Adverse Effects of Federal Government Shutdown on Population Sciences
- The National Institutes of Health (NIH) is the primary source of competitive discretionary funding supporting the population sciences. During government shutdowns, NIH often cancels grant reviews and delays awards. The current shutdown threat may derail a scheduled NIH review to expand research and data collection regarding Alzheimer’s Disease and Related Dementias. In addition, approved awards addressing maternal and infant health, slated for release in October, are on hold—halting lifesaving research.
- Statistical agencies are unable to fully conduct surveys and release data. Past government shutdowns forced the National Center for Health Statistics, Bureau of Labor Statistics, and Census Bureau to suspend surveys. The American Community Survey and Current Population Survey, for example, were affected, delaying the release of essential demographic and socioeconomic data used in the public, private, non-profit, and academic sectors to make strategic planning decisions and evaluate communities’ needs.

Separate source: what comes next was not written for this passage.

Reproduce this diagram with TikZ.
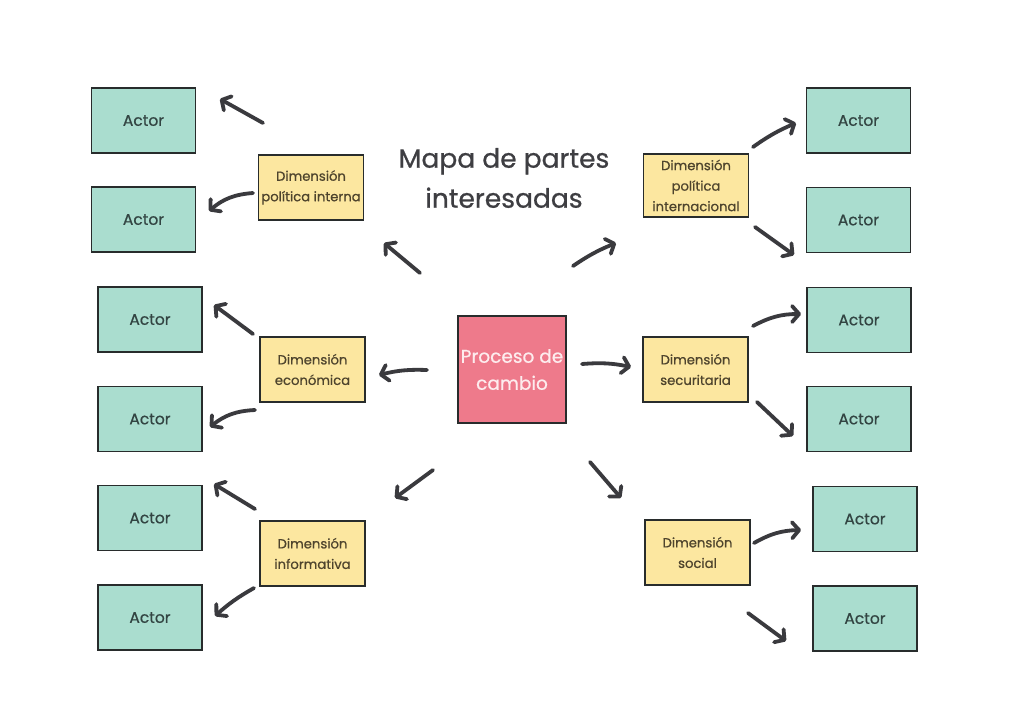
\documentclass[tikz,border=0pt]{standalone}
\usepackage{fontspec}
\setmainfont{Poppins}[FakeBold=0.7]
\usetikzlibrary{arrows.meta}
\definecolor{actorfill}{RGB}{170,221,207}
\definecolor{dimfill}{RGB}{252,231,160}
\definecolor{pinkfill}{RGB}{238,122,139}
\definecolor{edge}{RGB}{40,44,44}
\definecolor{actortext}{RGB}{50,68,66}
\definecolor{dimtext}{RGB}{78,68,45}
\definecolor{titletext}{RGB}{62,62,66}
\definecolor{arrowcol}{RGB}{58,58,62}
\definecolor{pinktext}{RGB}{253,236,238}
\tikzset{
  actorbox/.style={draw=edge, line width=1.4pt, fill=actorfill, minimum width=104pt, minimum height=65pt, inner sep=0pt,
    font=\fontsize{15.5}{18}\selectfont, text=actortext},
  dimbox/.style={draw=edge, line width=1.4pt, fill=dimfill, minimum width=105pt, minimum height=65pt, inner sep=0pt,
    align=center, font=\fontsize{13.2}{20.5}\selectfont, text=dimtext},
  centerbox/.style={draw=edge, line width=1.4pt, fill=pinkfill, minimum width=108pt, minimum height=107pt, inner sep=0pt,
    align=center, font=\fontsize{18.5}{27}\selectfont, text=pinktext},
  titlenode/.style={align=center, font=\fontsize{26.5}{40}\selectfont, text=titletext},
  arr/.style={draw=arrowcol, line width=3.8pt, line cap=round, line join=round,
    -{Straight Barb[length=7pt,width=16pt,line cap=round,line join=round]}}
}
\begin{document}
\begin{tikzpicture}[x=1pt,y=-1pt]
\useasboundingbox[fill=white] (0,0) rectangle (1024,724);
% title
\node[titlenode] (title) at (504,178) {Mapa de partes\\interesadas};
% center
\node[centerbox] (center) at (512,369.5) {Proceso de\\cambio};
% dimensions
\node[dimbox] (y1) at (311,187.5) {Dimensión\\política interna};
\node[dimbox] (y2) at (312.5,369.5) {Dimensión\\económica};
\node[dimbox] (y3) at (312.5,553.5) {Dimensión\\informativa};
\node[dimbox, minimum height=63pt] (y4) at (696,185.5) {Dimensión\\política\\internacional};
\node[dimbox] (y5) at (695.5,369.5) {Dimensión\\securitaria};
\node[dimbox] (y6) at (697.5,552.5) {Dimensión\\social};
% actors
\node[actorbox] (a1) at (143.5,120.5) {Actor};
\node[actorbox] (a2) at (143.5,219.5) {Actor};
\node[actorbox] (a3) at (150,319.5) {Actor};
\node[actorbox] (a4) at (150,419) {Actor};
\node[actorbox] (a5) at (150,518) {Actor};
\node[actorbox] (a6) at (150,617.5) {Actor};
\node[actorbox] (b1) at (858.5,120.5) {Actor};
\node[actorbox] (b2) at (858.5,220) {Actor};
\node[actorbox] (b3) at (859,320) {Actor};
\node[actorbox] (b4) at (859,419) {Actor};
\node[actorbox] (b5) at (865,519) {Actor};
\node[actorbox] (b6) at (865,618.5) {Actor};
% arrow end points
\coordinate (t1) at (263,123); \coordinate (h1) at (220,99);
\coordinate (t2) at (253,193); \coordinate (h2) at (209,211);
\coordinate (t3) at (253,334); \coordinate (h3) at (214,305);
\coordinate (t4) at (255,410); \coordinate (h4) at (210,427);
\coordinate (t5) at (255,509); \coordinate (h5) at (214,484);
\coordinate (t6) at (254,588); \coordinate (h6) at (215,616);
\coordinate (tc1) at (420,273); \coordinate (hc1) at (384,243);
\coordinate (tc2) at (427,370); \coordinate (hc2) at (379,375);
\coordinate (tc3) at (433,470); \coordinate (hc3) at (395,498);
\coordinate (tc4) at (573,266); \coordinate (hc4) at (616,243);
\coordinate (tc5) at (582,364); \coordinate (hc5) at (631,367);
\coordinate (tc6) at (590,462); \coordinate (hc6) at (621,498);
\coordinate (s1) at (753,147); \coordinate (g1) at (796,123);
\coordinate (s2) at (755,227); \coordinate (g2) at (794,255);
\coordinate (s3) at (753,326); \coordinate (g3) at (801,314);
\coordinate (s4) at (757,402); \coordinate (g4) at (793,436);
\coordinate (s5) at (754,543); \coordinate (g5) at (801,530);
\coordinate (s6) at (748,613); \coordinate (g6) at (786,641);
% arrows
\draw[arr] (t1) -- (h1);
\draw[arr] (t2) to[bend right=18] (h2);
\draw[arr] (t3) -- (h3);
\draw[arr] (t4) to[bend right=18] (h4);
\draw[arr] (t5) -- (h5);
\draw[arr] (t6) to[bend right=6] (h6);
\draw[arr] (tc1) -- (hc1);
\draw[arr] (tc2) to[bend right=8] (hc2);
\draw[arr] (tc3) -- (hc3);
\draw[arr] (tc4) to[bend left=6] (hc4);
\draw[arr] (tc5) to[bend left=8] (hc5);
\draw[arr] (tc6) -- (hc6);
\draw[arr] (s1) to[bend left=6] (g1);
\draw[arr] (s2) -- (g2);
\draw[arr] (s3) to[bend left=14] (g3);
\draw[arr] (s4) -- (g4);
\draw[arr] (s5) to[bend left=14] (g5);
\draw[arr] (s6) -- (g6);
\end{tikzpicture}
\end{document}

- Scientific workshops, which stimulate future research directions, are postponed or canceled. The threat of a FY 2024 shutdown has already led the U.S. Census Bureau to withdraw its employees from participating in the Southern Demographic Association annual meeting scheduled for October 18-20, 2023, in San Antonio, Texas.
PAA and APC urge Congress to pass a continuing resolution and resolve the Fiscal Year 2024 appropriations process in a timely manner.